Immigration boss scoffs at bribe allegations Mr Masango

Freeman Razemba Senior Reporter
The Immigration Department has said it will remain resolute and steadfast when discharging its duties, despite reports by some disgruntled former officers who have gone on a crusade alleging that the department’s senior management are taking bribes and sexually harassing female workers.

The department said a group of errant and disgruntled former officers led by Nkosana Mtunzi, who were masquerading as suspended employees and making such allegations, were fired through normal procedures for engaging in corrupt activities.

Addressing journalists in Harare on Wednesday, Principal Director Immigration Mr Clemence Masango said they would not be blackmailed and intimidated.

“I would like to reiterate that we will remain resolutely steadfast, he said. No amount of blackmail or smear campaign will derail us from our mandate. We will not be intimidated by paper tigers.”

Mr Masango said the current management had been at the helm of the department since 2007, with a clear mandate to restructure and fight corruption which had plagued the department, especially between 2004 and 2007.

“I believe we have made an impact in fighting corruption, a development which is raising the ire of kingpins of the old era like Nkosana Mtunzi who all along had been doing as they pleased, including engaging in underhand dealings, to the detriment of both the department and the country at large, he said.

“Of course, I am aware that in the process we were bound to create enemies, the diehards bent on maintaining their own old way of doing business. I have no regrets and no one to apologise to for having done my work which I am happy to continue to do.”

Mr Masango said the claim by the former employees that they were still with the department were false and that there was no entity called Immigration Workers’ Representative.

He said Mtunzi in 2010 fraudulently issued status to foreigners before he was charged for the misconduct and reprimanded.

Mtunzi was later re-deployed to Nyamapanda Border Post and he refused to be deployed since 2010.

He took the department to court on several occasions and had not been reporting for work.
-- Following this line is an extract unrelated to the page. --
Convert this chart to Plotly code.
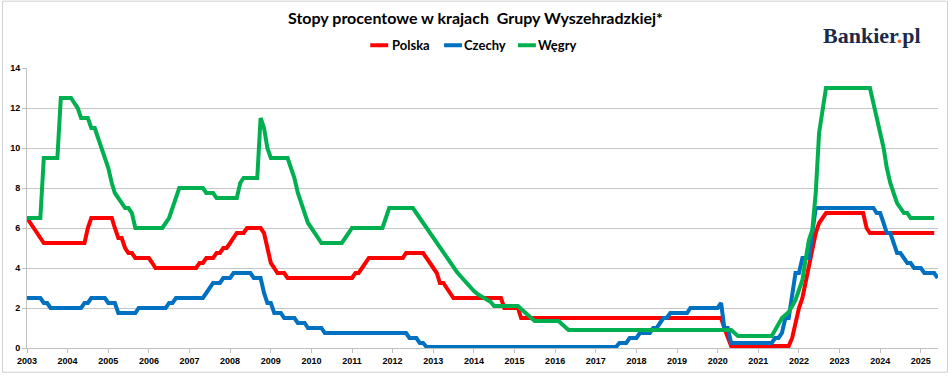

The department’s deputy director administration Mr Stephen Museki said the other former employees were fired for allowing undeserving foreigners into the country, producing fake business viability assessments and short changing foreigners at ports of entry, incidences which were detected on CCTV.

The fired workers are Peter Kufakunesu Chirume, Aaron Togarepi, Robert Williams, Sheilla Moyo, Emily Nyadziso Mupeti and Lydpa Munhanga.

Mr Museki said the department had been on a crusade to fight corruption without fear or favour and this explained the reactions by the former employees who had been involved in underhand dealings.

“We have no intention to give up the fight and we have been further strengthened in our resolve by the rallying voice of the new dispensation against corruption,” he said.

Mr Museki said strategies that had so far been devised by management to plug out financial leakages had resulted in a sharp rise in revenue collections on behalf of the Treasury.